There’s a lot to praise in this series, but I can cherry pick a couple of things I think most people would agree on. First, it’s a beautiful-looking show, as Brains Base are doing their usual bang-up job of delivering high-quality if not lavish animation with a lot of style, visual humor and creativity. And two, it seems to be a sort of “super shoujou” in that it doesn’t want to fall neatly into genre traps but rather, deconstruct them – though whether that’s intentional or not, I can’t say.
It goes beyond that, though, to some things I would guess are a lot more personal. First off, Tomatsu Haruka gets more than her share of praise in these pages, but she’s delivering another one of her transcendent performances, on the Cross Game and AnoHana level. She’s nailing every aspect of Shizuku’s snarky disdain for the world, cut through with her genuine loneliness and the uncertainty she’s feeling as she experiences something she never has before with Haru. I also like the fact that the series is just plain wrong sometimes, and doesn’t give a rat’s ass – the characters are very flawed, say incredibly insensitive or frighteningly bizarre things and we just move it along. Take, for example, Haru’s explanation of his love for Shizuku: “Yeah, I would totally do you.” Of course it’s wrong, but he’s so off that it doesn’t even occur to him what that sounds like – he’s out there where the buses don’t run.

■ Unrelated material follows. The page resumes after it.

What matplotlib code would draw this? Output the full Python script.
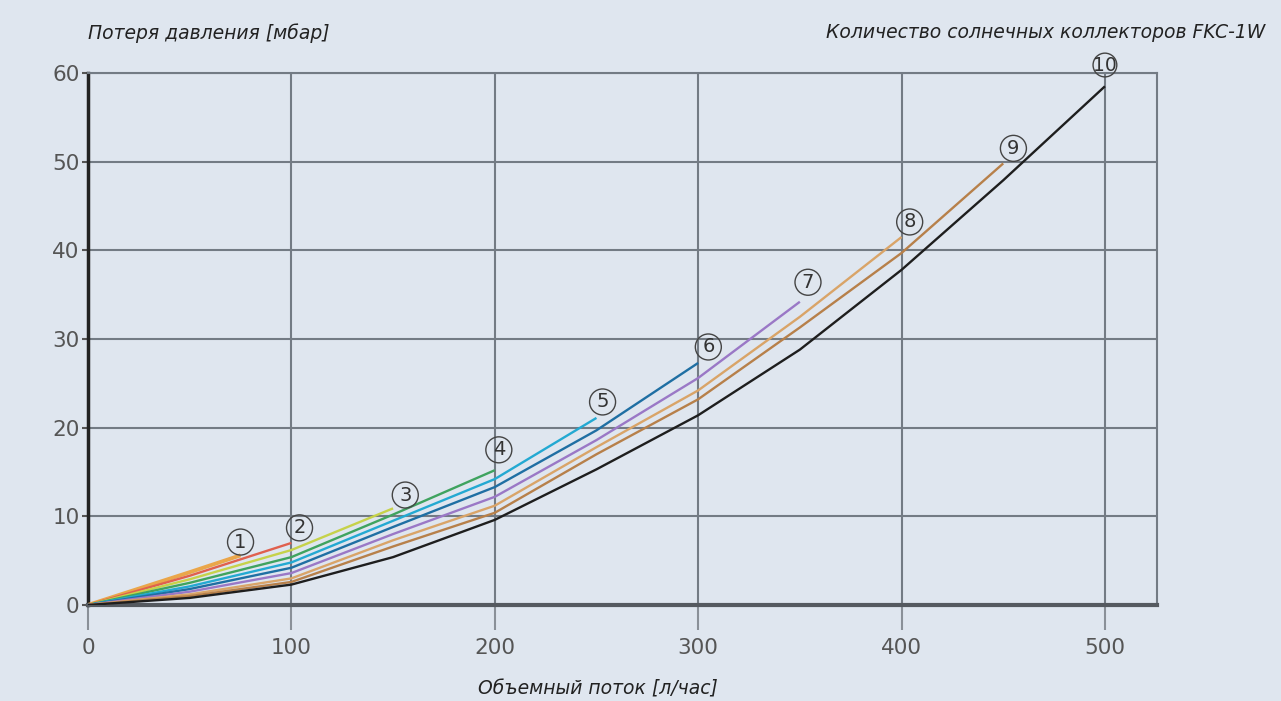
import matplotlib.pyplot as plt

# flow [l/h] -> pressure loss [mbar], one curve per number of collectors
flow = [0, 50, 100, 150, 200, 250, 300, 350, 400, 450, 500]
curve_1 = [0, 3.7, 5.6]          # ends at 75 l/h
flow_1 = [0, 50, 75]
curve_2 = [0, 3.3, 7.0]
curve_3 = [0, 2.9, 6.2, 10.9]
curve_4 = [0, 2.5, 5.4, 10.2, 15.2]
curve_5 = [0, 2.1, 4.8, 9.5, 14.2, 21.1]
curve_6 = [0, 1.8, 4.2, 8.8, 13.3, 19.7, 27.3]
curve_7 = [0, 1.5, 3.6, 8.0, 12.2, 18.6, 25.6, 34.2]
curve_8 = [0, 1.2, 3.0, 7.3, 11.2, 17.8, 24.2, 32.5, 41.5]
curve_9 = [0, 1.0, 2.6, 6.6, 10.4, 17.0, 23.2, 31.3, 39.7, 49.8]
curve_10 = [0, 0.8, 2.3, 5.4, 9.6, 15.3, 21.4, 28.8, 37.8, 47.9, 58.5]

label_num = ["1", "2", "3", "4", "5", "6", "7", "8", "9", "10"]
label_x = [75, 104, 156, 202, 253, 305, 354, 404, 455, 500]
label_y = [7.1, 8.7, 12.4, 17.5, 22.9, 29.1, 36.4, 43.2, 51.5, 60.9]

colors = ["#eaa64a", "#e0604e", "#c6d24a", "#3fa35f", "#23a9d2",
          "#1f6fa3", "#9a78c6", "#d9a468", "#b7804a", "#1e1e1e"]

bg = "#dfe6ef"
fig = plt.figure(figsize=(12.81, 7.01), dpi=100, facecolor=bg)
ax = fig.add_axes([88/1281, 96/701, 1069/1281, 532/701], facecolor=bg)

series = [curve_1, curve_2, curve_3, curve_4, curve_5, curve_6, curve_7, curve_8, curve_9, curve_10]
for i, ys in enumerate(series):
    xs = flow_1 if i == 0 else flow[:len(ys)]
    lw = 2.8 if i == 0 else 1.7
    ax.plot(xs, ys, color=colors[i], lw=lw, solid_capstyle="butt", zorder=3)

for t, x, y in zip(label_num, label_x, label_y):
    fs = 13.5 if len(t) > 1 else 14
    pad = 0.0 if len(t) > 1 else 0.18
    ax.text(x, y, t, ha="center", va="center", fontsize=fs,
            color="#333333", clip_on=False, zorder=4,
            bbox=dict(boxstyle="circle,pad=%s" % pad, fc="none", ec="#444444", lw=1))

ax.set_xlim(0, 525.6)
ax.set_ylim(0, 60)
ax.set_xticks([0, 100, 200, 300, 400, 500])
ax.set_yticks([0, 10, 20, 30, 40, 50, 60])
ax.grid(True, color="#737b84", lw=1.5, zorder=1)
ax.tick_params(axis="x", length=18, width=1.5, color="#8a9098", pad=6,
               labelsize=15.5, labelcolor="#555555")
ax.tick_params(axis="y", length=4, width=1.5, color="#555555", pad=2,
               labelsize=15.5, labelcolor="#555555")
for s in ["top", "right"]:
    ax.spines[s].set_color("#737b84")
    ax.spines[s].set_linewidth(1.5)
ax.spines["left"].set_color("#222222")
ax.spines["left"].set_linewidth(2.5)
ax.spines["bottom"].set_color("#555a60")
ax.spines["bottom"].set_linewidth(3)

fig.text(88/1281, 1 - 33/701, "Потеря давления [мбар]", style="italic",
         fontsize=13.5, color="#222222", ha="left", va="center")
fig.text(1265/1281, 1 - 33/701, "Количество солнечных коллекторов FKC-1W", style="italic",
         fontsize=13.5, color="#222222", ha="right", va="center")
fig.text(598/1281, 1 - 689/701, "Объемный поток [л/час]", style="italic",
         fontsize=13.5, color="#222222", ha="center", va="center")

fig.savefig("out.png", dpi=100, facecolor=bg)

Another good sign is that we were introduced to the two presumably main supporting characters, and both made an extremely positive impression. Sasahara Souhei (Japan – please keep hiring Ohsaka Ryouta, who was fantastic in Tsuritama – playing Haru’s best friend yet again – and is off to a banner start here) is an old middle-school classmate of Haru who’s fascinated by anyone who could spend time with him. Sasayan doesn’t actually do all that much so it’s hard to explain why his few moments of screen time made such an impression, but they just did. Sometimes the magic of a series is simply the vibe the characters give off, and Sasayan is someone who immediately makes you want to learn more about it.

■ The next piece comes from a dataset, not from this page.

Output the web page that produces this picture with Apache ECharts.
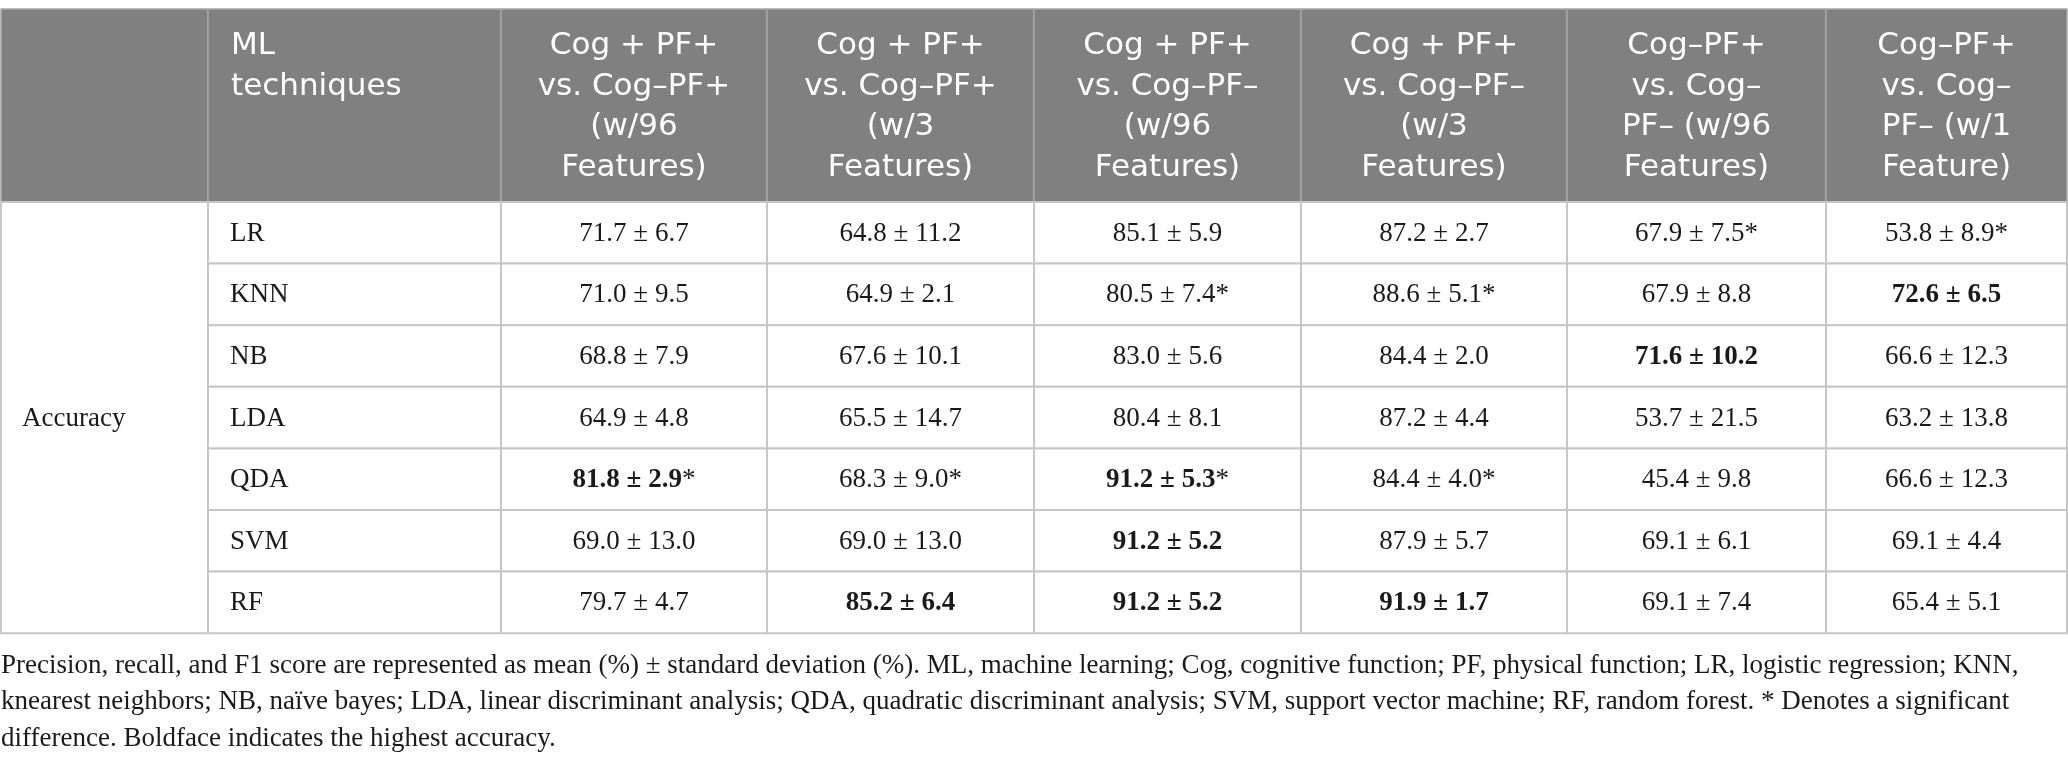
<!DOCTYPE html>
<html>
<head>
<meta charset="utf-8">
<title>ML accuracy table</title>
<script src="https://cdn.jsdelivr.net/npm/echarts@6/dist/echarts.min.js"></script>
<style>
  html, body { margin: 0; padding: 0; background: #fff; }
  #table-chart { width: 2068px; height: 765px; }
</style>
</head>
<body>
<div id="table-chart"></div>
<script>
// 表格数据
var techniques = ['LR', 'KNN', 'NB', 'LDA', 'QDA', 'SVM', 'RF'];
var metricName = 'Accuracy';
var firstHeader = ['ML', 'techniques'];
var comparisons = [
    ['Cog + PF+', 'vs. Cog–PF+', '(w/96', 'Features)'],
    ['Cog + PF+', 'vs. Cog–PF+', '(w/3', 'Features)'],
    ['Cog + PF+', 'vs. Cog–PF–', '(w/96', 'Features)'],
    ['Cog + PF+', 'vs. Cog–PF–', '(w/3', 'Features)'],
    ['Cog–PF+', 'vs. Cog–', 'PF– (w/96', 'Features)'],
    ['Cog–PF+', 'vs. Cog–', 'PF– (w/1', 'Feature)']
];

var meanLR  = [71.7, 64.8, 85.1, 87.2, 67.9, 53.8];
var sdLR    = [6.7, 11.2, 5.9, 2.7, 7.5, 8.9];
var meanKNN = [71.0, 64.9, 80.5, 88.6, 67.9, 72.6];
var sdKNN   = [9.5, 2.1, 7.4, 5.1, 8.8, 6.5];
var meanNB  = [68.8, 67.6, 83.0, 84.4, 71.6, 66.6];
var sdNB    = [7.9, 10.1, 5.6, 2.0, 10.2, 12.3];
var meanLDA = [64.9, 65.5, 80.4, 87.2, 53.7, 63.2];
var sdLDA   = [4.8, 14.7, 8.1, 4.4, 21.5, 13.8];
var meanQDA = [81.8, 68.3, 91.2, 84.4, 45.4, 66.6];
var sdQDA   = [2.9, 9.0, 5.3, 4.0, 9.8, 12.3];
var meanSVM = [69.0, 69.0, 91.2, 87.9, 69.1, 69.1];
var sdSVM   = [13.0, 13.0, 5.2, 5.7, 6.1, 4.4];
var meanRF  = [79.7, 85.2, 91.2, 91.9, 69.1, 65.4];
var sdRF    = [4.7, 6.4, 5.2, 1.7, 7.4, 5.1];

// [行, 列]
var significant = [[0, 4], [0, 5], [1, 2], [1, 3], [4, 0], [4, 1], [4, 2], [4, 3]];
var highest = [[1, 5], [2, 4], [4, 0], [4, 2], [5, 2], [6, 1], [6, 2], [6, 3]];

var captionLines = [
    'Precision, recall, and F1 score are represented as mean (%) ± standard deviation (%). ML, machine learning; Cog, cognitive function; PF, physical function; LR, logistic regression; KNN,',
    'knearest neighbors; NB, naïve bayes; LDA, linear discriminant analysis; QDA, quadratic discriminant analysis; SVM, support vector machine; RF, random forest. * Denotes a significant',
    'difference. Boldface indicates the highest accuracy.'
];

// 布局
var colEdges = [1, 208, 501, 767, 1034, 1301, 1567, 1826, 2067];
var headerTop = 9;
var headerBottom = 202;
var rowHeight = 61.6;
var serif = '"Liberation Serif", "Times New Roman", serif';
var sans = '"DejaVu Sans", sans-serif';
var ink = '#1a1a1a';

var meanRows = [meanLR, meanKNN, meanNB, meanLDA, meanQDA, meanSVM, meanRF];
var sdRows = [sdLR, sdKNN, sdNB, sdLDA, sdQDA, sdSVM, sdRF];

function hasPair(list, r, c) {
    for (var i = 0; i < list.length; i++) {
        if (list[i][0] === r && list[i][1] === c) return true;
    }
    return false;
}

var headerData = [];
headerData.push([0, -1]);
headerData.push([1, 0]);
for (var c = 0; c < comparisons.length; c++) headerData.push([c + 2, c + 1]);

var cellData = [];
for (var r = 0; r < techniques.length; r++) {
    for (var c = 0; c < comparisons.length; c++) {
        var txt = meanRows[r][c].toFixed(1) + ' ± ' + sdRows[r][c].toFixed(1);
        var label = hasPair(highest, r, c) ? '{b|' + txt + '}' : '{n|' + txt + '}';
        if (hasPair(significant, r, c)) label += '{n|*}';
        cellData.push([c + 2, r, label]);
    }
}

var labelData = [];
for (var r = 0; r < techniques.length; r++) labelData.push([1, r, techniques[r]]);

var chart = echarts.init(document.getElementById('table-chart'));

function rowTop(r) { return headerBottom + r * rowHeight; }

var option = {
    animation: false,
    grid: { left: 0, right: 0, top: 0, bottom: 0 },
    xAxis: { type: 'value', min: 0, max: 2068, show: false },
    yAxis: { type: 'value', min: 0, max: 765, inverse: true, show: false },
    series: [
        {
            // 表头
            type: 'custom',
            data: headerData,
            renderItem: function (params, api) {
                var col = api.value(0);
                var idx = api.value(1);
                var p0 = api.coord([colEdges[col], headerTop]);
                var p1 = api.coord([colEdges[col + 1], headerBottom]);
                var children = [{
                    type: 'rect',
                    shape: { x: p0[0], y: p0[1], width: p1[0] - p0[0], height: p1[1] - p0[1] },
                    style: { fill: '#808080', stroke: '#a6a6a6', lineWidth: 1.5 }
                }];
                var lines = idx < 0 ? [] : (idx === 0 ? firstHeader : comparisons[idx - 1]);
                for (var i = 0; i < lines.length; i++) {
                    var tx = idx === 0 ? api.coord([colEdges[col] + 23, 0])[0] : (p0[0] + p1[0]) / 2;
                    var ty = api.coord([0, 46 + i * 40.5])[1];
                    children.push({
                        type: 'text',
                        style: {
                            text: lines[i], x: tx, y: ty,
                            fill: '#ffffff', font: '31px ' + sans,
                            align: idx === 0 ? 'left' : 'center', verticalAlign: 'middle'
                        }
                    });
                }
                return { type: 'group', children: children };
            }
        },
        {
            // 指标合并单元格
            type: 'custom',
            data: [[0, 0, metricName]],
            renderItem: function (params, api) {
                var p0 = api.coord([colEdges[0], rowTop(0)]);
                var p1 = api.coord([colEdges[1], rowTop(techniques.length)]);
                return {
                    type: 'group',
                    children: [{
                        type: 'rect',
                        shape: { x: p0[0], y: p0[1], width: p1[0] - p0[0], height: p1[1] - p0[1] },
                        style: { fill: '#ffffff', stroke: '#c6c6c6', lineWidth: 2 }
                    }, {
                        type: 'text',
                        style: {
                            text: metricName, x: p0[0] + 21, y: (p0[1] + p1[1]) / 2 + 1,
                            fill: ink, font: '27px ' + serif,
                            align: 'left', verticalAlign: 'middle'
                        }
                    }]
                };
            }
        },
        {
            // 方法名称
            type: 'custom',
            data: labelData,
            renderItem: function (params, api) {
                var col = api.value(0);
                var r = api.value(1);
                var p0 = api.coord([colEdges[col], rowTop(r)]);
                var p1 = api.coord([colEdges[col + 1], rowTop(r + 1)]);
                return {
                    type: 'group',
                    children: [{
                        type: 'rect',
                        shape: { x: p0[0], y: p0[1], width: p1[0] - p0[0], height: p1[1] - p0[1] },
                        style: { fill: '#ffffff', stroke: '#c6c6c6', lineWidth: 2 }
                    }, {
                        type: 'text',
                        style: {
                            text: techniques[r], x: p0[0] + 22, y: (p0[1] + p1[1]) / 2 + 1,
                            fill: ink, font: '27px ' + serif,
                            align: 'left', verticalAlign: 'middle'
                        }
                    }]
                };
            }
        },
        {
            // 数值单元格
            type: 'custom',
            data: cellData,
            renderItem: function (params, api) {
                var col = api.value(0);
                var r = api.value(1);
                var label = cellData[params.dataIndex][2];
                var p0 = api.coord([colEdges[col], rowTop(r)]);
                var p1 = api.coord([colEdges[col + 1], rowTop(r + 1)]);
                return {
                    type: 'group',
                    children: [{
                        type: 'rect',
                        shape: { x: p0[0], y: p0[1], width: p1[0] - p0[0], height: p1[1] - p0[1] },
                        style: { fill: '#ffffff', stroke: '#c6c6c6', lineWidth: 2 }
                    }, {
                        type: 'text',
                        style: {
                            text: label, x: (p0[0] + p1[0]) / 2, y: (p0[1] + p1[1]) / 2 + 1,
                            align: 'center', verticalAlign: 'middle',
                            rich: {
                                n: { fontFamily: serif, fontSize: 27, fill: ink },
                                b: { fontFamily: serif, fontSize: 27, fontWeight: 'bold', fill: ink }
                            }
                        }
                    }]
                };
            }
        }
    ],
    graphic: captionLines.map(function (line, i) {
        return {
            type: 'text',
            left: 1,
            top: 652 + i * 36.7,
            style: { text: line, font: '27px ' + serif, fill: ink }
        };
    })
};

chart.setOption(option);
</script>
</body>
</html>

More flamboyant in her debut is Natsume Asako (Tanezaki Atsumi, impressive in a debut role). Asaka blows trough Tonari like a baka typhoon – she’s a complete mess. Terrible test scores and no social life, which she’s convinced herself is because she’s so cute the girls hate her. She spends most of her time in an online fantasy world she’s created around herself, and one that proves increasingly bizarre as the episode progresses. She enlists the help of first Haru and then Shizuku (who she calls “Mitty” for reasons I can’t figure out – a secret life, perhaps?) to help her study for her makeup exams (which Haru passes with perfect scores despite making no effort) and this leads to a series of very funny misadventures surrounding Haru’s rooster “Nagoya” and Asako eating too much. It’s on the edge of being mean-spirited, but I think dancing on that edge is what makes this series work.
Asako is very funny and Sasayan is charming, but there’s still plenty of the main couple to drive things along. We’re two episodes in, and already they’ve kissed (well, it wasn’t exactly mutual) and told each other “I love you”. It’s clear that these two are both messed up on their own terms and hopelessly clueless about relationships, so in no way, shape or form do I expect this to go smoothly. Given the sort of show that Tonari no Kaibutsu-kun is, that should prove to be for the best.